SET PROBLEM: Every line that holds "matplotlib" should be shown.

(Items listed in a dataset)
============

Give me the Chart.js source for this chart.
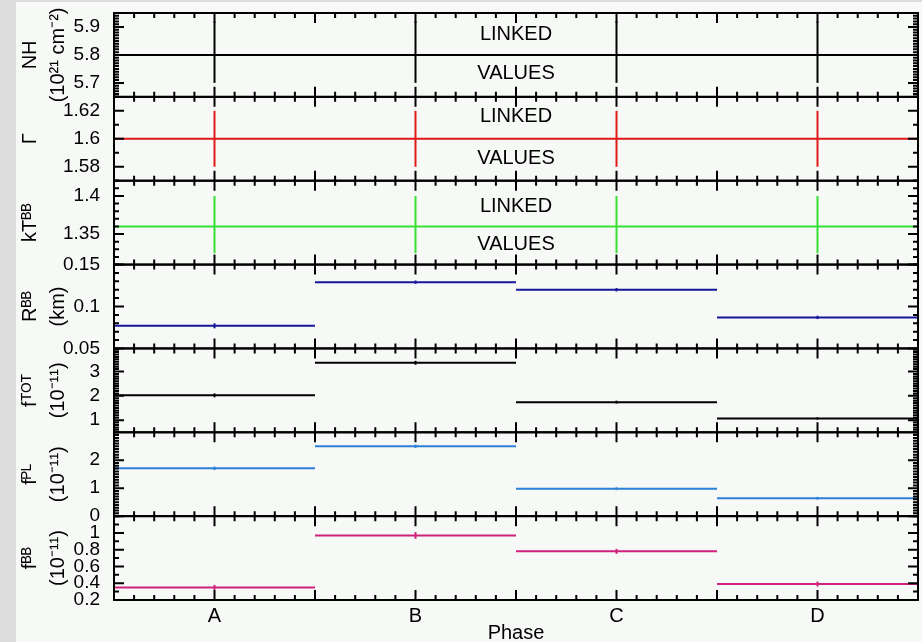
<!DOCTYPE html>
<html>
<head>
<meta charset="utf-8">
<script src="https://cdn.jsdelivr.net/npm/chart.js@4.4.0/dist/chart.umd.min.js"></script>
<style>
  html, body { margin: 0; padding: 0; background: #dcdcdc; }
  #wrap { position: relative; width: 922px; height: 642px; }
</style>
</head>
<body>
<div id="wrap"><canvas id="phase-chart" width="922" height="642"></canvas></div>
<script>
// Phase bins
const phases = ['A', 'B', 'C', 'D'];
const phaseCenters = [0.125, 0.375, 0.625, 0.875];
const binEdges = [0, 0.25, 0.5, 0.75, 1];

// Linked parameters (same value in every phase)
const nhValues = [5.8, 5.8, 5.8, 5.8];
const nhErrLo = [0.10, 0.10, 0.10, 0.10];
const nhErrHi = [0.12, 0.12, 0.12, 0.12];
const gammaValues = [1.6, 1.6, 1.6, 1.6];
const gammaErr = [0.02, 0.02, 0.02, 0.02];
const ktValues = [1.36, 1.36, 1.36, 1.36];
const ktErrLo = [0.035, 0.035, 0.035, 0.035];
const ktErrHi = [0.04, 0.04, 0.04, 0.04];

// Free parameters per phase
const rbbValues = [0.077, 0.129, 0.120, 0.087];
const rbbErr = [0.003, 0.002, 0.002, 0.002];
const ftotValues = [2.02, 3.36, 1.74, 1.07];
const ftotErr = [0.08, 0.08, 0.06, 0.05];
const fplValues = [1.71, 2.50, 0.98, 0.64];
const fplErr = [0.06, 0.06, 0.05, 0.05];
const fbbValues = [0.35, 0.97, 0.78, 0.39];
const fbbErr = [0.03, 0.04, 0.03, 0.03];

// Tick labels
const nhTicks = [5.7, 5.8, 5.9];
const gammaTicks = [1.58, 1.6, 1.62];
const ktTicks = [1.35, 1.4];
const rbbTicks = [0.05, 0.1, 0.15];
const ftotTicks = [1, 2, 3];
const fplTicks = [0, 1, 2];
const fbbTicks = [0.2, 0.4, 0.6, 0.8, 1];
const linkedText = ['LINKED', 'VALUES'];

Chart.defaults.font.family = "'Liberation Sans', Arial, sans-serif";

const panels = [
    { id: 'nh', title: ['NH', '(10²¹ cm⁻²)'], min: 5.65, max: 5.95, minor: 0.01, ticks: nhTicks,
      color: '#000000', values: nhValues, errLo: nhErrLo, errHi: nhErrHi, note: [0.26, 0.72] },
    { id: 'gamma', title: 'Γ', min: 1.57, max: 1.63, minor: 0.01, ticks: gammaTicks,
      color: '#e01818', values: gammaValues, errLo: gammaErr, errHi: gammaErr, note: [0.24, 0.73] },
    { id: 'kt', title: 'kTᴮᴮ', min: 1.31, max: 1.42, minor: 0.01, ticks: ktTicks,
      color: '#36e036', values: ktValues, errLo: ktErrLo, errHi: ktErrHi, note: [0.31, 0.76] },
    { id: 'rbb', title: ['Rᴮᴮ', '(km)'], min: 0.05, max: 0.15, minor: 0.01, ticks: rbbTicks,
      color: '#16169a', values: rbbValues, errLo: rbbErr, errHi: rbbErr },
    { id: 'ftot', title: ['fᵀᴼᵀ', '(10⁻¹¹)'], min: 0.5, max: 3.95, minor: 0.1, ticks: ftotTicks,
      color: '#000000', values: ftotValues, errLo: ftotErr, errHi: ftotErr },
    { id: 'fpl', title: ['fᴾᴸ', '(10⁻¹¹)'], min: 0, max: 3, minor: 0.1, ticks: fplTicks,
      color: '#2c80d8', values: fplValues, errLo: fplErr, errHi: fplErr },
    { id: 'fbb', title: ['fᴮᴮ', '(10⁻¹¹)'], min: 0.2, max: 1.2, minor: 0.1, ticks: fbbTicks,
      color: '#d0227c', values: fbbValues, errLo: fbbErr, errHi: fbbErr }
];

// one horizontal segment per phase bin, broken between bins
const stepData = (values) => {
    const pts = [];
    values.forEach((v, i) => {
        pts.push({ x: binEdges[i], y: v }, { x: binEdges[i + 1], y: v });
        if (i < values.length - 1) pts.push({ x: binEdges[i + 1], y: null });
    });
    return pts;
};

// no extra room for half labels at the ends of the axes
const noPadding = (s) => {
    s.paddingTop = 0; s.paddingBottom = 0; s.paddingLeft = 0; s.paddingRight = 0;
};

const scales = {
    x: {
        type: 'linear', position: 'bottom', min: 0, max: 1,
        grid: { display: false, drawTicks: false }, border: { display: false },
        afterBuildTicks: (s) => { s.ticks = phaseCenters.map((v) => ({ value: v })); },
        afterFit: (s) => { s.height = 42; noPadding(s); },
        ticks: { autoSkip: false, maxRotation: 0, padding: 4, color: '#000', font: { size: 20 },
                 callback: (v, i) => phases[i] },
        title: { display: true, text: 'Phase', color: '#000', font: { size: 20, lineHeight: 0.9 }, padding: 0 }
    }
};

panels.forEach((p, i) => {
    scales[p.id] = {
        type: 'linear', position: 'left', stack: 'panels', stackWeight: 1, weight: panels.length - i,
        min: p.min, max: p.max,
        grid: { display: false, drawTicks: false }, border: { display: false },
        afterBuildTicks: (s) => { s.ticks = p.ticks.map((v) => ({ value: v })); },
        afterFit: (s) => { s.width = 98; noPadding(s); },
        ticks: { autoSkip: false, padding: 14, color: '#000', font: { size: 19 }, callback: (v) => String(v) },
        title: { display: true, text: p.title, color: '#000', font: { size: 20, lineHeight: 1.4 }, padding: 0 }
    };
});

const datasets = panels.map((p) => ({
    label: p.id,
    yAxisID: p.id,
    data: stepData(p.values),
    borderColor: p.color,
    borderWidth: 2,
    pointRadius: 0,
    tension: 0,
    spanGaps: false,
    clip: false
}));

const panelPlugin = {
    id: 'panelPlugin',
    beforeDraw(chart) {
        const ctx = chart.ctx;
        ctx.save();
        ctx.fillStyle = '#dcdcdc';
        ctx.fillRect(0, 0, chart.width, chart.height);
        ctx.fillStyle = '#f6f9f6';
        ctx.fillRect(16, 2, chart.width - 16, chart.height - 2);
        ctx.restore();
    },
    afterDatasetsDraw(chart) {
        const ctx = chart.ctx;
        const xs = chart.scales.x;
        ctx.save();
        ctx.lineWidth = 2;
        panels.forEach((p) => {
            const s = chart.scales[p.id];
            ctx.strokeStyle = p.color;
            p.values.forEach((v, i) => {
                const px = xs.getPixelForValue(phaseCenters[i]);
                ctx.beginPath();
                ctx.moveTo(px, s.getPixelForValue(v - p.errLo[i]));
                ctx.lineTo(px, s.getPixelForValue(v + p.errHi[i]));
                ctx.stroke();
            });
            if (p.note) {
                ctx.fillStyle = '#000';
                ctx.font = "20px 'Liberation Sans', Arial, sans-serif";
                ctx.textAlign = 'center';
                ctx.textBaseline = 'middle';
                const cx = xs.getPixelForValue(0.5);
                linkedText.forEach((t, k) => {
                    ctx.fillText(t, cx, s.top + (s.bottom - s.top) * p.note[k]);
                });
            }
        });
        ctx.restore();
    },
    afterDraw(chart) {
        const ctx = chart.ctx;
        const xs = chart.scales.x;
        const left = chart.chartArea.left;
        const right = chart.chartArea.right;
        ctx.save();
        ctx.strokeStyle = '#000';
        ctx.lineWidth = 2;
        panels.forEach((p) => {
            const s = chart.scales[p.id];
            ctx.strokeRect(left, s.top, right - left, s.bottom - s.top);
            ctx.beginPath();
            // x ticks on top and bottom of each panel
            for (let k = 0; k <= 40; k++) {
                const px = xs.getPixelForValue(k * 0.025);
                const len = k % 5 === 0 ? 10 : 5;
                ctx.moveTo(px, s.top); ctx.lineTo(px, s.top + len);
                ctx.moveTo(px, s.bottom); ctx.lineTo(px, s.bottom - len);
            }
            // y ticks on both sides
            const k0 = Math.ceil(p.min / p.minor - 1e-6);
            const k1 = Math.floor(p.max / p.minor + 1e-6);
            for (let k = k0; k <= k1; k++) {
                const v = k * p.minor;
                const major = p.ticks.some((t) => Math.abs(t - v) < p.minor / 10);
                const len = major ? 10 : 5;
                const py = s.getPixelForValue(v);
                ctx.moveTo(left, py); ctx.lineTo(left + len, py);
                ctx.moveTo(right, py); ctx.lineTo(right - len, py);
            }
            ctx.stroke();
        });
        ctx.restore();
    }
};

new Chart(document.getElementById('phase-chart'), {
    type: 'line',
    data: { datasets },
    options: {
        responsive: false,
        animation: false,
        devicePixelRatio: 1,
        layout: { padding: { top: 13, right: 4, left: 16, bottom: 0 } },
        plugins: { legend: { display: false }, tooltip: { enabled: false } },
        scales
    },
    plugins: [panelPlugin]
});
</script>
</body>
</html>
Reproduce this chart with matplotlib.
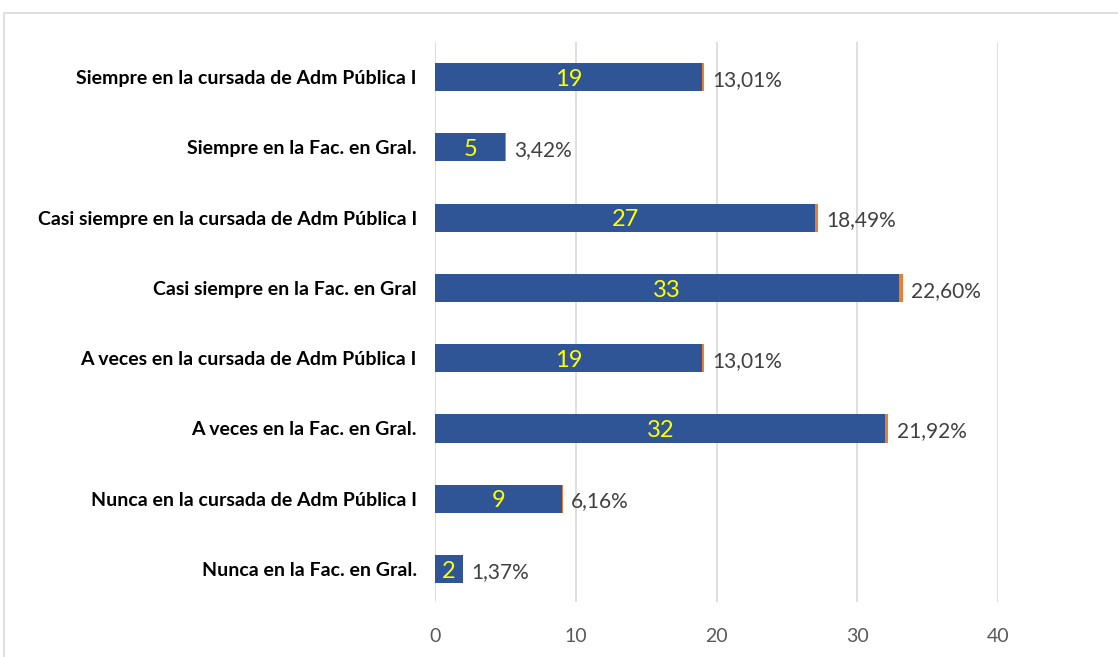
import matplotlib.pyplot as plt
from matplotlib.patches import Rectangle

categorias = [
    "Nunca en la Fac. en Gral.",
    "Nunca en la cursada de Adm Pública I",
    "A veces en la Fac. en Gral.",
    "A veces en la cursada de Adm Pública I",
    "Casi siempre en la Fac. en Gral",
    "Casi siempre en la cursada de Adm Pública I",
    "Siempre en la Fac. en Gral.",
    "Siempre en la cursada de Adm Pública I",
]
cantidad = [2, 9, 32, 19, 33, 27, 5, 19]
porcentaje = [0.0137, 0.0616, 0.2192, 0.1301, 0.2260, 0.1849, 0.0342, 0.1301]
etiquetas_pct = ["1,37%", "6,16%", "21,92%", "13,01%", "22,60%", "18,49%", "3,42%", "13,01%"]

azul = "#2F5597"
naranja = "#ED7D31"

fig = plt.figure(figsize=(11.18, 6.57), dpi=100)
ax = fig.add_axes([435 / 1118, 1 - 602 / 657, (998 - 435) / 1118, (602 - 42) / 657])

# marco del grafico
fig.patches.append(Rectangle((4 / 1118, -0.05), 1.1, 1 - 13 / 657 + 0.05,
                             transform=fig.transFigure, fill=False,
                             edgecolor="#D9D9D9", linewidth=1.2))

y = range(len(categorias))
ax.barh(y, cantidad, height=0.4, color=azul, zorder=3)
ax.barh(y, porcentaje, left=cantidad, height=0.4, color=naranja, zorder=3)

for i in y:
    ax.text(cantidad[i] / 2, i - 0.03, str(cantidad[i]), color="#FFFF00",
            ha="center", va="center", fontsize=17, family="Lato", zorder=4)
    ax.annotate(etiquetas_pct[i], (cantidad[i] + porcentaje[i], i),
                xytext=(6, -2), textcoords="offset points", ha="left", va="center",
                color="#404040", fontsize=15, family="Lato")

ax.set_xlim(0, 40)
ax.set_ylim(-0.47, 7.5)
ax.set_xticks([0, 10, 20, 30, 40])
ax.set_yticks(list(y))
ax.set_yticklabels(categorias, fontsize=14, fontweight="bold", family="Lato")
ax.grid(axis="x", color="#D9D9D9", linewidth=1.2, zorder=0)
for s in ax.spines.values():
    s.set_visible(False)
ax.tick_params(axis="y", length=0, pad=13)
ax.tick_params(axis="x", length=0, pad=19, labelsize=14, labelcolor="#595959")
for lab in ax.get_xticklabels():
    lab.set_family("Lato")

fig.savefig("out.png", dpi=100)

============

ANSWER TO THIS EXERCISE:
Reproduce this chart with matplotlib.
import matplotlib.pyplot as plt
from matplotlib.patches import Rectangle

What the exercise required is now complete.